水滴を使った新たなプロセスによって作成された、金のナノ粒子とナノワイヤ
ナノスケールレベルでは、ダイヤモンドの針は歯ブラシの毛のようにしなる。
by MIT

ダイヤモンドは硬い物質の代名詞となっており、天然素材の中では最高の硬度を誇る。その一方、ダイヤモンドは脆い物質でもある。金づちで思い切り叩くと、簡単に砕けてしまう。
硬度は高いが、弾性は低いのがダイヤモンドなのだ。
このダイヤモンドの針が「しなる」といったら、驚きだろうか?
ダイヤモンドの針といっても、アナログレコード用のレコード針の話ではない(レコード針に使われているダイヤモンドは微小なチップであり、針全体がダイヤモンドでできているわけではない)。

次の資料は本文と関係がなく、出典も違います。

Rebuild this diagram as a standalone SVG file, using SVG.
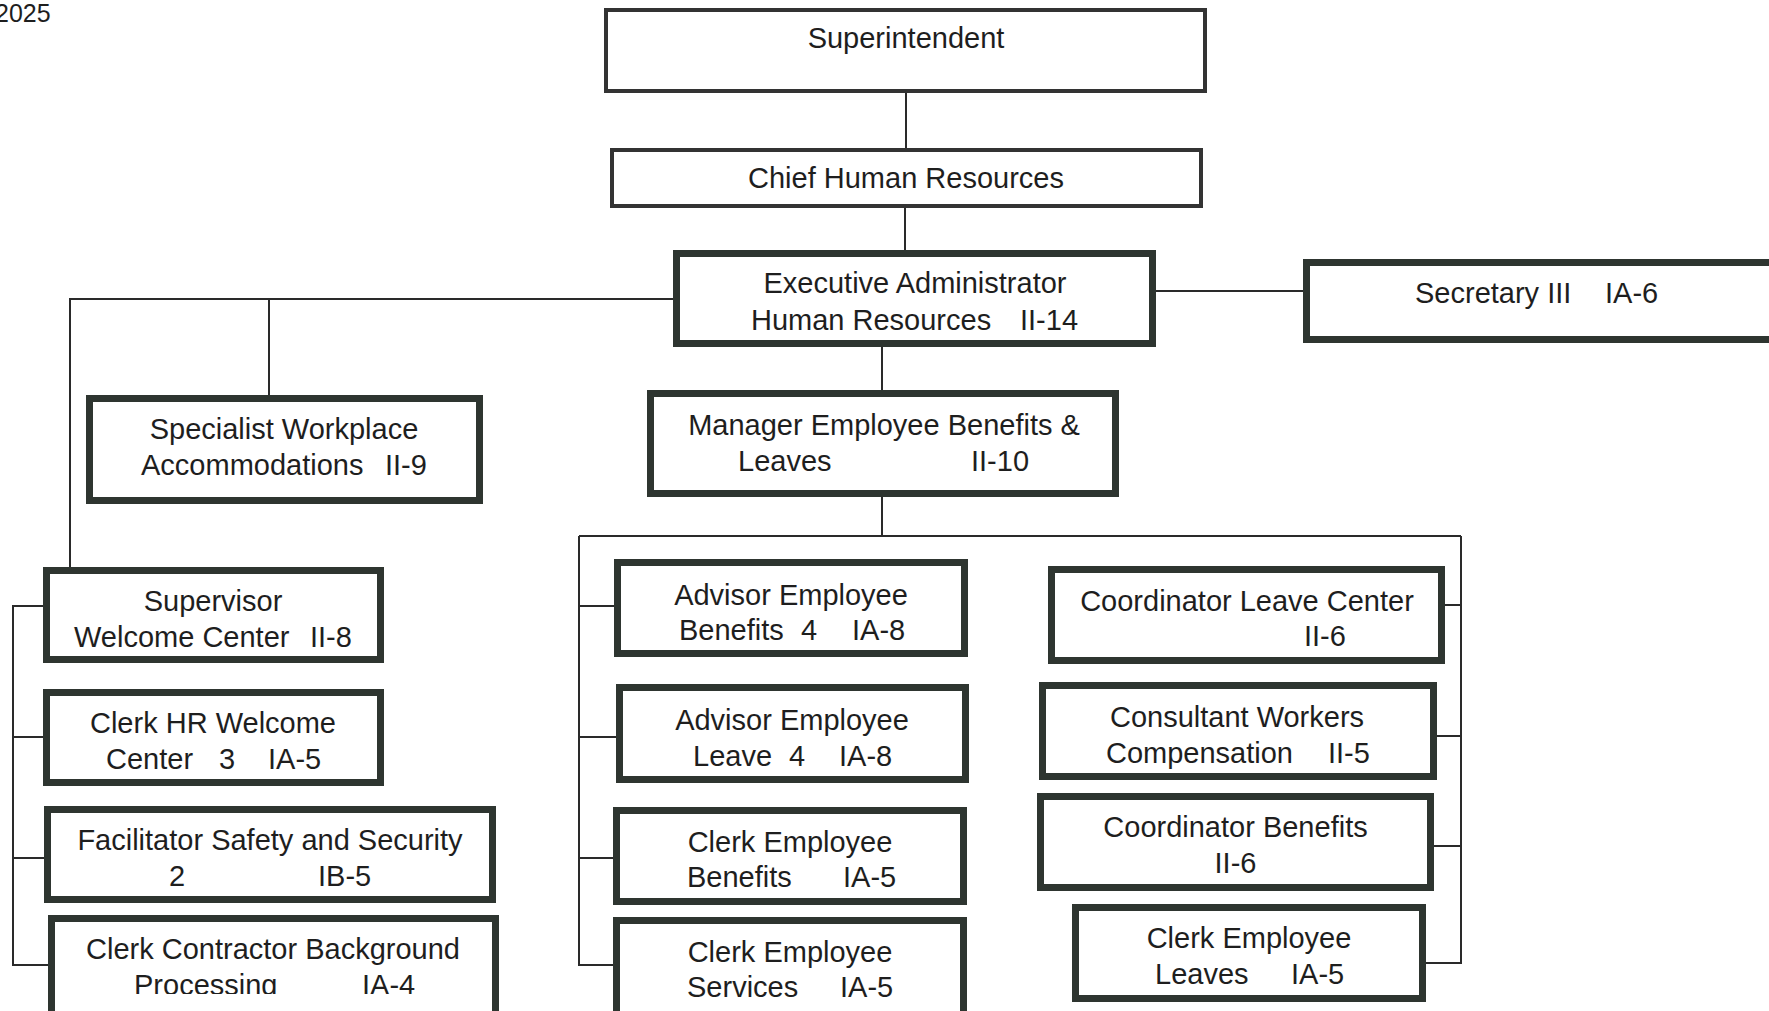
<svg xmlns="http://www.w3.org/2000/svg" width="1769" height="1011" viewBox="0 0 1769 1011">
<style>
text{font-family:"Liberation Sans",Arial,sans-serif;font-size:29px;fill:#1e1e1e}
.m{text-anchor:middle}
.thin{fill:#fff;stroke:#333;stroke-width:4}
.box{fill:#fff;stroke:#2e3530;stroke-width:7}
.ln{fill:none;stroke:#2a2a2a;stroke-width:2}
</style>
<defs>
<clipPath id="clipProc"><rect x="0" y="0" width="600" height="994"/></clipPath>
<clipPath id="clipComp"><rect x="1000" y="600" width="500" height="764"/></clipPath>
</defs>
<rect width="1769" height="1011" fill="#fff"/>
<text x="-5" y="22" style="font-size:25px">2025</text>
<g id="connectors">
<path class="ln" d="M906 93V148"/>
<path class="ln" d="M905 208V250"/>
<path class="ln" d="M1156 291H1303"/>
<path class="ln" d="M673 299H70V567M269 299V395"/>
<path class="ln" d="M43 606H13V965H48M13 737H43M13 858H44"/>
<path class="ln" d="M882 347V390"/>
<path class="ln" d="M882 497V536M579 536H1461M579 536V965H613M579 606H614M579 737H616M579 858H613"/>
<path class="ln" d="M1461 536V963H1426M1445 605H1461M1437 736H1461M1434 846H1461"/>
</g>
<g id="superintendent"><rect class="thin" x="606" y="10" width="599" height="81"/><text class="m" x="906" y="48">Superintendent</text></g>
<g id="chief"><rect class="thin" x="612" y="150" width="589" height="56"/><text class="m" x="906" y="188">Chief Human Resources</text></g>
<g id="exec"><rect class="box" x="676.5" y="253.5" width="476" height="90"/><text class="m" x="915" y="293">Executive Administrator</text><text y="330"><tspan x="751">Human Resources</tspan><tspan x="1020">II-14</tspan></text></g>
<g id="secretary"><rect class="box" x="1306.5" y="262.5" width="470" height="77"/><text y="303"><tspan x="1415">Secretary III</tspan><tspan x="1605">IA-6</tspan></text></g>
<g id="specialist"><rect class="box" x="89.5" y="398.5" width="390" height="102"/><text class="m" x="284" y="439">Specialist Workplace</text><text y="475"><tspan x="141">Accommodations</tspan><tspan x="385">II-9</tspan></text></g>
<g id="manager"><rect class="box" x="650.5" y="393.5" width="465" height="100"/><text class="m" x="884" y="435">Manager Employee Benefits &amp;</text><text y="471"><tspan x="738">Leaves</tspan><tspan x="971">II-10</tspan></text></g>
<g id="supervisor"><rect class="box" x="46.5" y="570.5" width="334" height="89"/><text class="m" x="213" y="611">Supervisor</text><text y="647"><tspan x="74">Welcome Center</tspan><tspan x="310">II-8</tspan></text></g>
<g id="clerk-hr"><rect class="box" x="46.5" y="692.5" width="334" height="90"/><text class="m" x="213" y="733">Clerk HR Welcome</text><text y="769"><tspan x="106">Center</tspan><tspan x="219">3</tspan><tspan x="268">IA-5</tspan></text></g>
<g id="facilitator"><rect class="box" x="47.5" y="809.5" width="445" height="90"/><text class="m" x="270" y="850">Facilitator Safety and Security</text><text y="886"><tspan x="169">2</tspan><tspan x="318">IB-5</tspan></text></g>
<g id="contractor"><rect class="box" x="51.5" y="918.5" width="444" height="98"/><text class="m" x="273" y="959">Clerk Contractor Background</text><text y="995" clip-path="url(#clipProc)"><tspan x="134">Processing</tspan><tspan x="362">IA-4</tspan></text></g>
<g id="advisor-benefits"><rect class="box" x="617.5" y="562.5" width="347" height="91"/><text class="m" x="791" y="605">Advisor Employee</text><text y="640"><tspan x="679">Benefits</tspan><tspan x="801">4</tspan><tspan x="852">IA-8</tspan></text></g>
<g id="advisor-leave"><rect class="box" x="619.5" y="687.5" width="346" height="92"/><text class="m" x="792" y="730">Advisor Employee</text><text y="766"><tspan x="693">Leave</tspan><tspan x="789">4</tspan><tspan x="839">IA-8</tspan></text></g>
<g id="clerk-benefits"><rect class="box" x="616.5" y="810.5" width="347" height="91"/><text class="m" x="790" y="852">Clerk Employee</text><text y="887"><tspan x="687">Benefits</tspan><tspan x="843">IA-5</tspan></text></g>
<g id="clerk-services"><rect class="box" x="616.5" y="920.5" width="347" height="96"/><text class="m" x="790" y="962">Clerk Employee</text><text y="997"><tspan x="687">Services</tspan><tspan x="840">IA-5</tspan></text></g>
<g id="coordinator-leave"><rect class="box" x="1051.5" y="569.5" width="390" height="91"/><text class="m" x="1247" y="611">Coordinator Leave Center</text><text x="1304" y="646">II-6</text></g>
<g id="consultant"><rect class="box" x="1042.5" y="685.5" width="391" height="91"/><text class="m" x="1237" y="727">Consultant Workers</text><text y="763" clip-path="url(#clipComp)"><tspan x="1106">Compensation</tspan><tspan x="1328">II-5</tspan></text></g>
<g id="coordinator-benefits"><rect class="box" x="1040.5" y="796.5" width="390" height="91"/><text class="m" x="1235.5" y="837">Coordinator Benefits</text><text class="m" x="1235.5" y="873">II-6</text></g>
<g id="clerk-leaves"><rect class="box" x="1075.5" y="907.5" width="347" height="91"/><text class="m" x="1249" y="948">Clerk Employee</text><text y="984"><tspan x="1155">Leaves</tspan><tspan x="1291">IA-5</tspan></text></g>
</svg>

MITのMing Dao博士らの国際研究チームは、幅数百ナノメートル(1ナノメートルは10億分の1メートル)という、針状のダイヤモンドは極めて高い弾性を持っており、壊れずに9%も伸縮することを明らかにしたのである。
研究チームは、化学気相成長法(ガス状にした材料を基板上に供給し、膜を堆積させる方法)によって、針状のダイヤモンドを作成。ダイヤモンドチップの薄膜高度計を使って、針状ダイヤモンドを曲げたところ、壊れることなく最大9%伸縮することがわかった。
ダイヤモンドが高い弾性を示すのは、針全体が1つの結晶からできている単結晶ダイヤモンドの場合である。複数の結晶からできた多結晶ダイヤモンドが耐えられるひずみは、単結晶の半分未満にすぎない。
研究チームによれば、9%もの弾性ひずみがあるダイヤモンドは、これまでのダイヤモンドはまったく異なる材料特性を持つと考えられるという。
ダイヤモンドをドラッグデリバリーシステムなどに応用する研究はすでに始まっているが、今回の研究結果によってマイクロマシンや超微細な高感度センサーなどへの応用が広まることになると予想される。